To do an analytic check of the range, and possibly other properties, note you can combine the $2 \cos$ terms into a multiple of one $\sin$ term using several identities from List of trigonometric identities. First, note that $\cos(\theta) = \sin(\frac{\pi}{2} - \theta)$, so you get

$$f(x) = \cos\sqrt{x+1}-\cos\sqrt{x} = \sin\left(\frac{\pi}{2} - \sqrt{x+1}\right) - \sin\left(\frac{\pi}{2} - \sqrt{x}\right) \tag{1}\label{eq1}$$

Next, you can use the Arbitrary phase shift formula for a linear sum of $2$ $\sin$ values which gives

$$a\sin y+b\sin(y+\theta )=c\sin(y+\varphi ) \tag{2}\label{eq2}$$

where

$$c={\sqrt {a^{2}+b^{2}+2ab\cos \theta }} \tag{3}\label{eq3}$$

and

$$\varphi =\operatorname {atan2} \left(b\,\sin \theta ,a+b\cos \theta \right) \tag{4}\label{eq4}$$

where $\operatorname {atan2}$ is the principal arc-tangent angle in $(-\pi,\pi]$ (more details are at atan2)).
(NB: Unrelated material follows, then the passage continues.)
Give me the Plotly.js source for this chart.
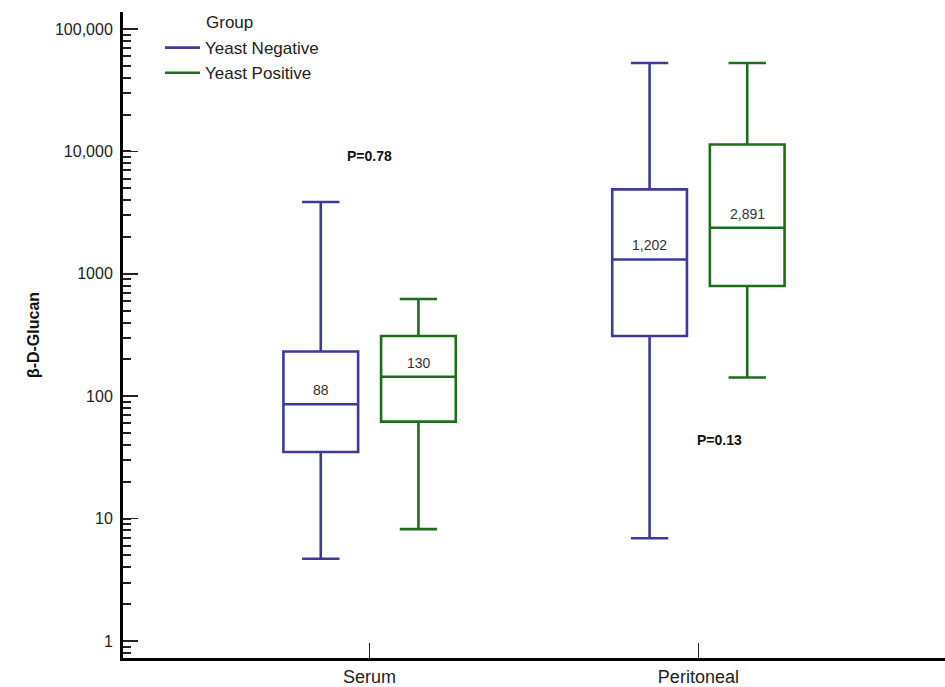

For the case of \eqref{eq1}, you have $a = 1$, $b = -1$, $y = \frac{\pi}{2} - \sqrt{x+1}$ and $\theta = \sqrt{x+1} - \sqrt{x}$. As such, \eqref{eq3} gives

$$c = \sqrt{2 - 2\cos\left(\sqrt{x+1} - \sqrt{x}\right)} \tag{5}\label{eq5}$$

Since $\sqrt{x+1} - \sqrt{x}$ is a strictly decreasing function, from $1$ towards $0$, for $x \ge 0$ and $\cos$ is also a decreasing function in $(0,1]$, this means that at $x = 0$ you have $c = \sqrt{2 - 2\cos(1)}$ is it's maximum and, since $\cos(0) = 1$, its infimum is $0$ since $c \to 0$ as $x \to \infty$.

You can do similar appropriate checks for the range of $\varphi$ values in \eqref{eq4} and then determine, overall, the range of possible values for \eqref{eq1}.